Canadian academic (born 1930)

Alvin A. Lee (born September 30, 1930), is a Canadian literary critic and former academic administrator.

== Early life and education ==
Lee was born in Woodville, Ontario. He attended the University of Toronto where he received his Bachelor of Arts, a Master of Arts and a PhD in English by 1961.

==Career==
The majority of his academic career—some 39 years—was spent at McMaster University in Hamilton; Lee served as President and vice-chancellor of that university from 1980 to 1990. He also served as Chairman of the Council of Ontario Universities.
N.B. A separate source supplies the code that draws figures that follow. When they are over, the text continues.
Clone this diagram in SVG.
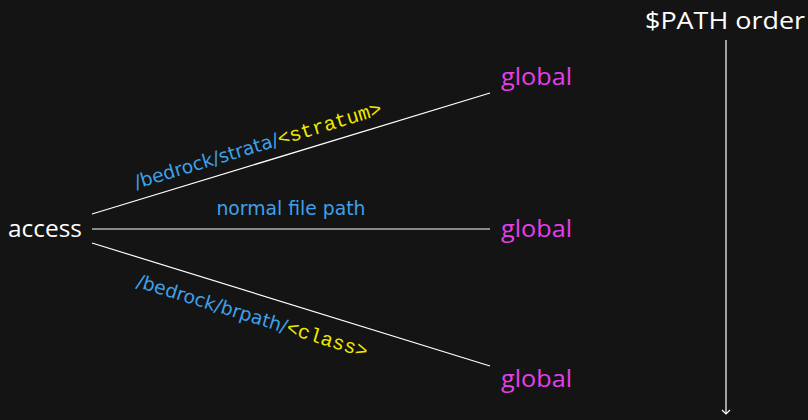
<svg xmlns="http://www.w3.org/2000/svg" width="808" height="420" viewBox="0 0 808 420">
<style>
.bg{fill:#141414}
.edge{stroke:#ffffff;stroke-width:1.2;fill:none}
.node{font-family:"Open Sans",sans-serif;font-size:24px}
.w{fill:#ffffff}
.g{fill:#e83ee8}
.lbl{font-family:"DejaVu Sans",sans-serif;font-size:18.8px;fill:#3fa0e8}
.mono{font-family:"Liberation Mono","DejaVu Sans Mono",monospace;fill:#f0e800;font-size:20px}
</style>
<defs>
<marker id="arr" markerWidth="10" markerHeight="10" refX="5" refY="5" orient="auto" markerUnits="userSpaceOnUse">
<path d="M1,1 L5,5 L1,9" fill="none" stroke="#ffffff" stroke-width="1.2"/>
</marker>
</defs>
<rect class="bg" x="0" y="0" width="808" height="420"/>
<g id="connectors">
<line class="edge" x1="92" y1="214" x2="490" y2="93"/>
<line class="edge" x1="92" y1="229" x2="490" y2="229"/>
<line class="edge" x1="92" y1="243" x2="490" y2="366"/>
<line class="edge" x1="726" y1="40" x2="726" y2="414" marker-end="url(#arr)"/>
<g transform="translate(263,162) rotate(-16.9)"><text class="lbl" x="0" y="-11" text-anchor="middle">/bedrock/strata/<tspan class="mono">&lt;stratum&gt;</tspan></text></g>
<text class="lbl" x="291" y="215" text-anchor="middle">normal file path</text>
<g transform="translate(259,294.6) rotate(17.2)"><text class="lbl" x="0" y="29" text-anchor="middle">/bedrock/brpath/<tspan class="mono">&lt;class&gt;</tspan></text></g>
</g>
<g id="access"><text class="node w" x="8" y="237" textLength="74" lengthAdjust="spacingAndGlyphs">access</text></g>
<g id="global1"><text class="node g" x="501" y="85" textLength="71" lengthAdjust="spacingAndGlyphs">global</text></g>
<g id="global2"><text class="node g" x="501" y="237" textLength="71" lengthAdjust="spacingAndGlyphs">global</text></g>
<g id="global3"><text class="node g" x="501" y="387" textLength="71" lengthAdjust="spacingAndGlyphs">global</text></g>
<g id="path"><text class="node w" x="645" y="29" textLength="160" lengthAdjust="spacingAndGlyphs">$PATH order</text></g>
</svg>
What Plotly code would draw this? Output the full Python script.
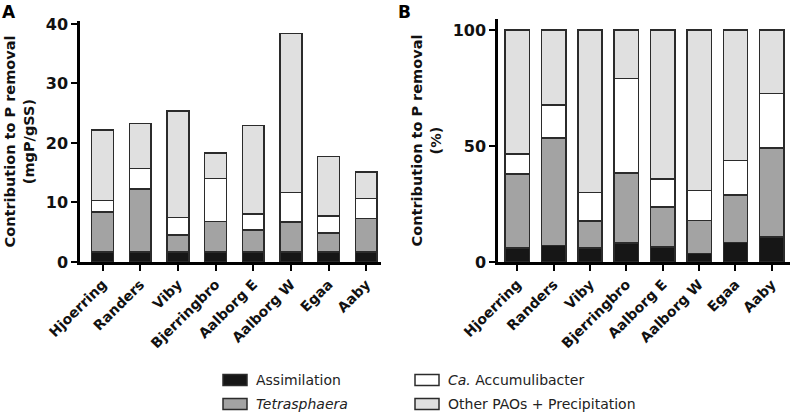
import plotly.graph_objects as go
from plotly.subplots import make_subplots

# ---- data -------------------------------------------------------------
plants = ["Hjoerring", "Randers", "Viby", "Bjerringbro",
          "Aalborg E", "Aalborg W", "Egaa", "Aaby"]

# Panel A: contribution (mgP/gSS), per segment
assim_abs   = [1.7, 1.7, 1.7, 1.7, 1.7, 1.7, 1.7, 1.7]
tetra_abs   = [6.7, 10.6, 2.8, 5.1, 3.7, 5.0, 3.2, 5.6]
accum_abs   = [1.9, 3.4, 3.0, 7.2, 2.7, 5.0, 2.8, 3.4]
other_abs   = [11.9, 7.6, 17.9, 4.3, 14.8, 26.7, 10.0, 4.4]

# Panel B: contribution (%), per segment
assim_pct   = [6.0, 7.2, 6.0, 8.1, 6.5, 3.7, 8.5, 10.8]
tetra_pct   = [32.0, 46.2, 11.7, 30.2, 17.2, 14.1, 20.3, 38.4]
accum_pct   = [8.6, 14.2, 12.2, 40.7, 12.1, 13.1, 14.9, 23.5]
other_pct   = [53.4, 32.4, 70.1, 21.0, 64.2, 69.1, 56.3, 27.3]

series_names = ["Assimilation", "<i>Tetrasphaera</i>",
                "<i>Ca.</i> Accumulibacter", "Other PAOs + Precipitation"]

# ---- style ------------------------------------------------------------
COLORS = ["#161616", "#a3a3a3", "#ffffff", "#e0e0e0"]
EDGE   = "#2b2b2b"
W, H   = 790, 413
FONT   = "DejaVu Sans"

fig = make_subplots(rows=1, cols=2)

panels = [
    (1, [assim_abs, tetra_abs, accum_abs, other_abs], 0.58),
    (2, [assim_pct, tetra_pct, accum_pct, other_pct], 0.67),
]
for col, segs, bw in panels:
    for i, vals in enumerate(segs):
        fig.add_trace(go.Bar(
            x=plants, y=vals, width=bw,
            name=series_names[i],
            marker=dict(color=COLORS[i], line=dict(color=EDGE, width=1.5)),
            showlegend=False,
        ), row=1, col=col)

axis_common = dict(
    showline=True, linecolor="black", linewidth=2.5,
    ticks="outside", tickcolor="black", tickwidth=2, ticklen=6,
    showgrid=False, zeroline=False, automargin=False,
)

fig.update_xaxes(axis_common, tickfont=dict(family=FONT, size=14, color="#111111"),
                 tickangle=-45,
                 tickvals=plants, ticktext=[f"<b>{p}</b>" for p in plants])
fig.update_yaxes(axis_common, tickfont=dict(family=FONT, size=16, color="#111111"))

fig.update_xaxes(domain=[80 / W, 381 / W], range=[-0.6, 7.39], row=1, col=1)
fig.update_xaxes(domain=[498 / W, 1.0], range=[-0.53, 7.5], row=1, col=2)

ytitle_font = dict(family=FONT, size=14.5, color="#111111")
fig.update_yaxes(domain=[1 - 262 / H, 1 - 21 / H], range=[0, 40.5],
                 tickvals=[0, 10, 20, 30, 40],
                 ticktext=["<b>0</b>", "<b>10</b>", "<b>20</b>", "<b>30</b>", "<b>40</b>"],
                 title=dict(text="<b>Contribution to P removal<br>(mgP/gSS)</b>",
                            font=ytitle_font, standoff=8),
                 row=1, col=1)
fig.update_yaxes(domain=[1 - 262 / H, 1 - 19 / H], range=[0, 104.7],
                 tickvals=[0, 50, 100],
                 ticktext=["<b>0</b>", "<b>50</b>", "<b>100</b>"],
                 title=dict(text="<b>Contribution to P removal<br>(%)</b>",
                            font=ytitle_font, standoff=8),
                 row=1, col=2)

# panel letters
for txt, xp in [("A", 0), ("B", 396)]:
    fig.add_annotation(text=f"<b>{txt}</b>", xref="paper", yref="paper",
                       x=xp / W, y=1.0, xanchor="left", yanchor="top",
                       showarrow=False,
                       font=dict(family=FONT, size=17, color="black"))

# legend, drawn as boxes + labels (2 columns x 2 rows)
legend_pos = [(223, 380), (223, 404), (415, 380), (415, 404)]
for i, (lx, ly) in enumerate(legend_pos):
    fig.add_shape(type="rect", xref="paper", yref="paper",
                  x0=lx / W, x1=(lx + 24) / W,
                  y0=1 - (ly + 5.5) / H, y1=1 - (ly - 5.5) / H,
                  fillcolor=COLORS[i], line=dict(color=EDGE, width=1.5))
    fig.add_annotation(text=series_names[i], xref="paper", yref="paper",
                       x=(lx + 31) / W, y=1 - ly / H,
                       xanchor="left", yanchor="middle", showarrow=False,
                       font=dict(family=FONT, size=14, color="#222222"))

fig.update_layout(
    barmode="stack",
    width=W, height=H,
    margin=dict(l=0, r=0, t=0, b=0),
    plot_bgcolor="white", paper_bgcolor="white",
    showlegend=False,
)

# drop the default 8px page margin so the figure fills the window
fig.write_html("out.html",
               config={"displayModeBar": False},
               post_script="document.body.style.margin='0px';")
The McMaster Museum of Art is housed in a building named in his honour because of his work acquiring extensive and valuable art collections for McMaster University. He received honorary doctorates from Victoria University in the University of Toronto, and from McMaster University, and was made an honorary professor at Beijing University, the University of Science and Technology Beijing, and Heilongjiang University. Lee holds B.A., M.A., M.Div., and Ph.D. degrees.

His academic interests lie in the fields of Old English literature, the Bible and literature, and literary theory.

Lee served as the General Editor of the 30-volume Collected Works of Northrop Frye, being published by the University of Toronto Press (the final volume published in 2012); he has edited two volumes himself, including an annotated edition of Frye's The Great Code. He also wrote the introduction to the Penguin Modern Classics editions of The Great Code and Words with Power. He is perhaps best known for his work on Beowulf: Gold-Hall and Earth-Dragon: Beowulf as Metaphor (University of Toronto Press). He has written articles, reviews and another book on Old English poetry, The Guest Hall of Eden: Four Essays on the Design of Old English Poetry (Yale University Press), and one on the Canadian poet and playwright, James Reaney. He, along with his wife, Hope Lee, also edited several textbooks for Harcourt Brace: Wish and Nightmare, Circle of Stories: One, Circle of Stories: Two, The Temple and the Ruin, The Garden and the Wilderness, and The Peaceable Kingdom.